There wasn’t a whole lot that made sense about iron ore’s price surge through August. In the flipside of what is believed also to be moving copper, Chinese authorities have made it plain that they will take pollution control seriously this winter. For copper, that likely means shutting down mine production, tightening supplies, and could therefore be price positive, perhaps hugely so. For iron, that likely means shutting down steel production, collapsing demand, and could therefore be price negative, perhaps hugely so.

Yet, from late June until the first week in September, iron prices surged for reasons that aren’t apparent. The price often traded in correlation with copper, rather than an inverse one as you might expect.

That has continued through September, only now with both iron and copper in sharp reverse. It isn’t pollution, perhaps not even a fundamental price setting.

Iron ore prices are in retreat as the market starts to factor in realities that it has previously been happy to ignore in the euphoria of a strong rally.

 

As always when prices start to decline after a surge that appeared unrelated to supply-demand fundamentals, the question is will the reverse become a rout and where exactly does fair value lie?

If commodities have shifted in emphasis, of course it makes sense to address any fundamental concerns and whether price action makes sense (so far as you might be able to tell). But commodities are not strictly determined by physical quantities. They are often susceptible to monetary forces beyond.

Copper more so than iron has found a correlation with CNY. Iron has reflected CNY’s enthusiasm in either direction; first up, now down.
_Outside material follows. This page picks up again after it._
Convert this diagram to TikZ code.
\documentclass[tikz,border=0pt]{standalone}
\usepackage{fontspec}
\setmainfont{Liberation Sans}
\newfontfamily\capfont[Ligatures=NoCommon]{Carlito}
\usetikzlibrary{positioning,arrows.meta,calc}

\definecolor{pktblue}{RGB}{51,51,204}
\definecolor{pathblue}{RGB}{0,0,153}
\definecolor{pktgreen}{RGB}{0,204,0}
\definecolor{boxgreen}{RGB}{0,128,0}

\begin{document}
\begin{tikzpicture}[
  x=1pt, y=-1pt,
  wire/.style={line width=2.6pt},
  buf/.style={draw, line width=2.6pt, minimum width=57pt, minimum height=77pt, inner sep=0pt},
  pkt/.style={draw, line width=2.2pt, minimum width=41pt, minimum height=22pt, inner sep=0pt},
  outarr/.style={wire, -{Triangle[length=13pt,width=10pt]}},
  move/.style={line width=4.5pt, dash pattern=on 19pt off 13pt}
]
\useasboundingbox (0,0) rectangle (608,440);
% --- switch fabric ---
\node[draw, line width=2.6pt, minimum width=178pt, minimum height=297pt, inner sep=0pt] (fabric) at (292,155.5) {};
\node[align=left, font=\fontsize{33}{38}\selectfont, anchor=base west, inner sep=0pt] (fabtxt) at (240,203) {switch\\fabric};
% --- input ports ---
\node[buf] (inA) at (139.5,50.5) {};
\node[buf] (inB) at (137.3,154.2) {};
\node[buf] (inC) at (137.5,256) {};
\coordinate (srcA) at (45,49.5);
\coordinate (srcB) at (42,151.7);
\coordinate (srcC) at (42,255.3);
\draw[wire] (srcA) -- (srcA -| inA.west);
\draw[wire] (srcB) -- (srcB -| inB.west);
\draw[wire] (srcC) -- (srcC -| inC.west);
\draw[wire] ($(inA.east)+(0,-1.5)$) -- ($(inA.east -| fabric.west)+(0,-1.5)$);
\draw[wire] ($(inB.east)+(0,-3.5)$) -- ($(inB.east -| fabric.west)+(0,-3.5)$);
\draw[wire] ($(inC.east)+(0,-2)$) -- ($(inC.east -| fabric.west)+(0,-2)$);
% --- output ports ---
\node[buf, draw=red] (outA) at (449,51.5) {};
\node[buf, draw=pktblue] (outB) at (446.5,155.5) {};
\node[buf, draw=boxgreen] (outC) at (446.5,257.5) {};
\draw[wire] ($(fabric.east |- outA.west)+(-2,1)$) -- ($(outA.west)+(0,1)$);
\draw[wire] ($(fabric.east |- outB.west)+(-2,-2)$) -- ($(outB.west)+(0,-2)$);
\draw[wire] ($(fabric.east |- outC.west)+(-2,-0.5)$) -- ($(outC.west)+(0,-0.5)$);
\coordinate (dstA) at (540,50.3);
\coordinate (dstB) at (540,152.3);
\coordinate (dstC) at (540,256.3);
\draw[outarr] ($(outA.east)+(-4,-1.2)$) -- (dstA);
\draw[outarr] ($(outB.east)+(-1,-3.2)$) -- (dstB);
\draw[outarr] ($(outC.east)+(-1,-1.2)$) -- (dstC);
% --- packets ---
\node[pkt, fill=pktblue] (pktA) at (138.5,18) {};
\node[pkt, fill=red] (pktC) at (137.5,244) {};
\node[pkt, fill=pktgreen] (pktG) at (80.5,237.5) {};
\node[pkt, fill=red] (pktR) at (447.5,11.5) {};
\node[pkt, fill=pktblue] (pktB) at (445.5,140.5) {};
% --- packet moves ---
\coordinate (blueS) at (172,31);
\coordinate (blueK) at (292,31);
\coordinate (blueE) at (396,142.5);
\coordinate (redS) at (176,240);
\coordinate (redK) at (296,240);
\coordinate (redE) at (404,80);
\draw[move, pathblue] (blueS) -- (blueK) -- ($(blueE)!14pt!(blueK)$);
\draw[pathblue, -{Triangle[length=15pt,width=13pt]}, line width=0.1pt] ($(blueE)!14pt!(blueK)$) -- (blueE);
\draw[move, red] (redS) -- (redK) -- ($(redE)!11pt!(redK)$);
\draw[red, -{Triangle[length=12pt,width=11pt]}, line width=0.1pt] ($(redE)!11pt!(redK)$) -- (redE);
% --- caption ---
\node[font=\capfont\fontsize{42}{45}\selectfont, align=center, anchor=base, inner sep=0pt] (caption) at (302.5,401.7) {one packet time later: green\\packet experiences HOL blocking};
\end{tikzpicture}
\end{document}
What makes all this more intriguing is CNY’s perfectly clear relationship with HKD; first down, now up.

Not only that, the inflection for all these takes place during this:

The significance of CNY in the middle is as discussed yesterday for how hollow and artificial the upward CNY leg really was:

The sharp rise in CNY against the dollar was immediately recognizable for what it was, artificial PBOC policy through whatever secondary channels.

The affected prices listed here appear to be those secondary, tertiary, or even quaternary channels. Buy iron with rising RMB, borrow HKD with iron, and sell HKD to buy dollars. Falling RMB means selling back the iron, closing out the HKD transactions (in whatever cash settlement means), and being forced to buy back dollars for CNY.
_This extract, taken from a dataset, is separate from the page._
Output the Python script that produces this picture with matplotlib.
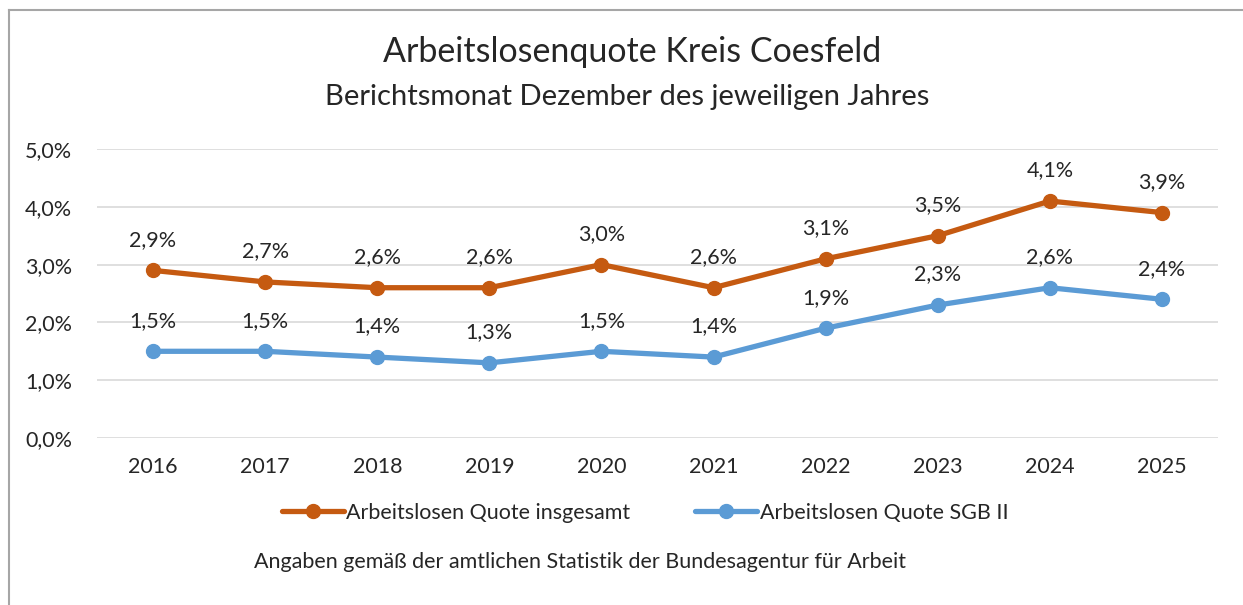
import matplotlib.pyplot as plt
from matplotlib.lines import Line2D

plt.rcParams['font.family'] = ['Lato', 'DejaVu Sans']

years = ["2016", "2017", "2018", "2019", "2020", "2021", "2022", "2023", "2024", "2025"]
quote_gesamt = [2.9, 2.7, 2.6, 2.6, 3.0, 2.6, 3.1, 3.5, 4.1, 3.9]
quote_sgb2 = [1.5, 1.5, 1.4, 1.3, 1.5, 1.4, 1.9, 2.3, 2.6, 2.4]
y_ticks = [0, 1, 2, 3, 4, 5]

orange = "#C55A11"
blue = "#5B9BD5"

W, H = 1243, 605
fig = plt.figure(figsize=(W / 100, H / 100), dpi=100)
ax = fig.add_axes([97 / W, 1 - 438 / H, (1218 - 97) / W, (438 - 149) / H])

x = list(range(len(years)))
ax.plot(x, quote_gesamt, color=orange, lw=3.8, marker="o", ms=10,
        solid_capstyle="round", label="Arbeitslosen Quote insgesamt", zorder=3)
ax.plot(x, quote_sgb2, color=blue, lw=3.8, marker="o", ms=10,
        solid_capstyle="round", label="Arbeitslosen Quote SGB II", zorder=3)

for series in (quote_gesamt, quote_sgb2):
    for i, v in enumerate(series):
        ax.annotate(f"{v:.1f}%".replace(".", ","), (i, v), xytext=(0, 22),
                    textcoords="offset points", ha="center", va="center",
                    fontsize=15.5, color="#262626")

ax.set_xlim(-0.5, len(years) - 0.5)
ax.set_ylim(0, 5)
ax.set_yticks(y_ticks)
ax.set_yticklabels([f"{t:.1f}%".replace(".", ",") for t in y_ticks])
ax.set_xticks(x)
ax.set_xticklabels(years)
ax.tick_params(axis="both", length=0, labelsize=15.5, colors="#262626")
ax.tick_params(axis="x", pad=14)
ax.tick_params(axis="y", pad=18)
ax.grid(axis="y", color="#D9D9D9", lw=1.2)
ax.set_axisbelow(True)
for s in ax.spines.values():
    s.set_visible(False)

fig.text(632 / W, 1 - 52 / H, "Arbeitslosenquote Kreis Coesfeld", ha="center", va="center",
         fontsize=24.5, color="#262626")
fig.text(627 / W, 1 - 97 / H, "Berichtsmonat Dezember des jeweiligen Jahres", ha="center",
         va="center", fontsize=21, color="#262626")

fig.legend(loc="center", bbox_to_anchor=(645 / W, 1 - 513 / H), ncol=2, frameon=False,
           fontsize=15.5, handlelength=2.9, handletextpad=0.1, columnspacing=3.0,
           labelcolor="#262626")

fig.text(580 / W, 1 - 562 / H, "Angaben gemäß der amtlichen Statistik der Bundesagentur für Arbeit",
         ha="center", va="center", fontsize=15.5, color="#262626")

# frame around the chart area
fig.add_artist(Line2D([9 / W, 9 / W], [0, 1 - 10 / H], color="#A6A6A6", lw=1.5))
fig.add_artist(Line2D([9 / W, 1], [1 - 10 / H, 1 - 10 / H], color="#A6A6A6", lw=1.5))

fig.savefig("out.png", dpi=100)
Any link in the chain could cause it to collapse backward, including sudden tightness in HKD funding (whether or not linked to a copper or iron collateral haircut).

HIBOR rates (unsecured HKD) did jump on September 7, but it wasn’t anything huge. They have spiked more, a lot more, the last two days (as HKD was rising again).  But that follows the reversal instead of leading it; meaning that it wasn’t likely HKD tightness that caused the chain to go back on itself but was instead a downstream effect from it. In other words, something here is really off.

We could also guess and hypothesize a collateral swap of HKD iron/copper for US Treasury bills (for a spread) in Hong Kong so that whoever might be doing this (on whomever else’s behalf) is borrowing dollars in repo rather than buying dollars in FX (though there is no reason they might not have done both). If that did happen, what would repo problems especially with T-bills do to this liability chain working backward again?

My larger point is not to speculate (which is what that is in the two paragraphs immediately before, a fun exercise nonetheless) on exactly what is going on out there for we will likely never know. It is more subtle and general, ultimately more important; in the mainstream treatment of currencies, currency flow is treated as flows of currency. There is no currency here anywhere, only liabilities on some multiple of banks’ (at least two) computer screens.

The eurodollar system is non-reservable, meaning there aren’t pools of actual dollars that these liabilities will be converted into in these kinds of situations. It is instead convertible into whatever might be collateral that can then be in turn liquidated into the same type of thing (if maybe in a different denomination) as when it all started. It’s like a dog chasing its tail, or a computer program stuck in an infinite loop. There is no beginning nor end, no monetary pyramid upon which to rest whatever follows.

Because of this style of arrangement, “currency flows” are limited only by imagination. Or, as I alternately describe of it, what one bank may dream up that another bank will accept. On many occasions it sounds just this ridiculous, but often the truth is even stranger than we can figure even when we figure the fantastical. It’s why bank balance sheet capacity is the ultimate monetary force, because in the end the ability of any one or more counterparties to accept the imagined is dictated by what balance sheet math (especially volatility) determines as acceptable.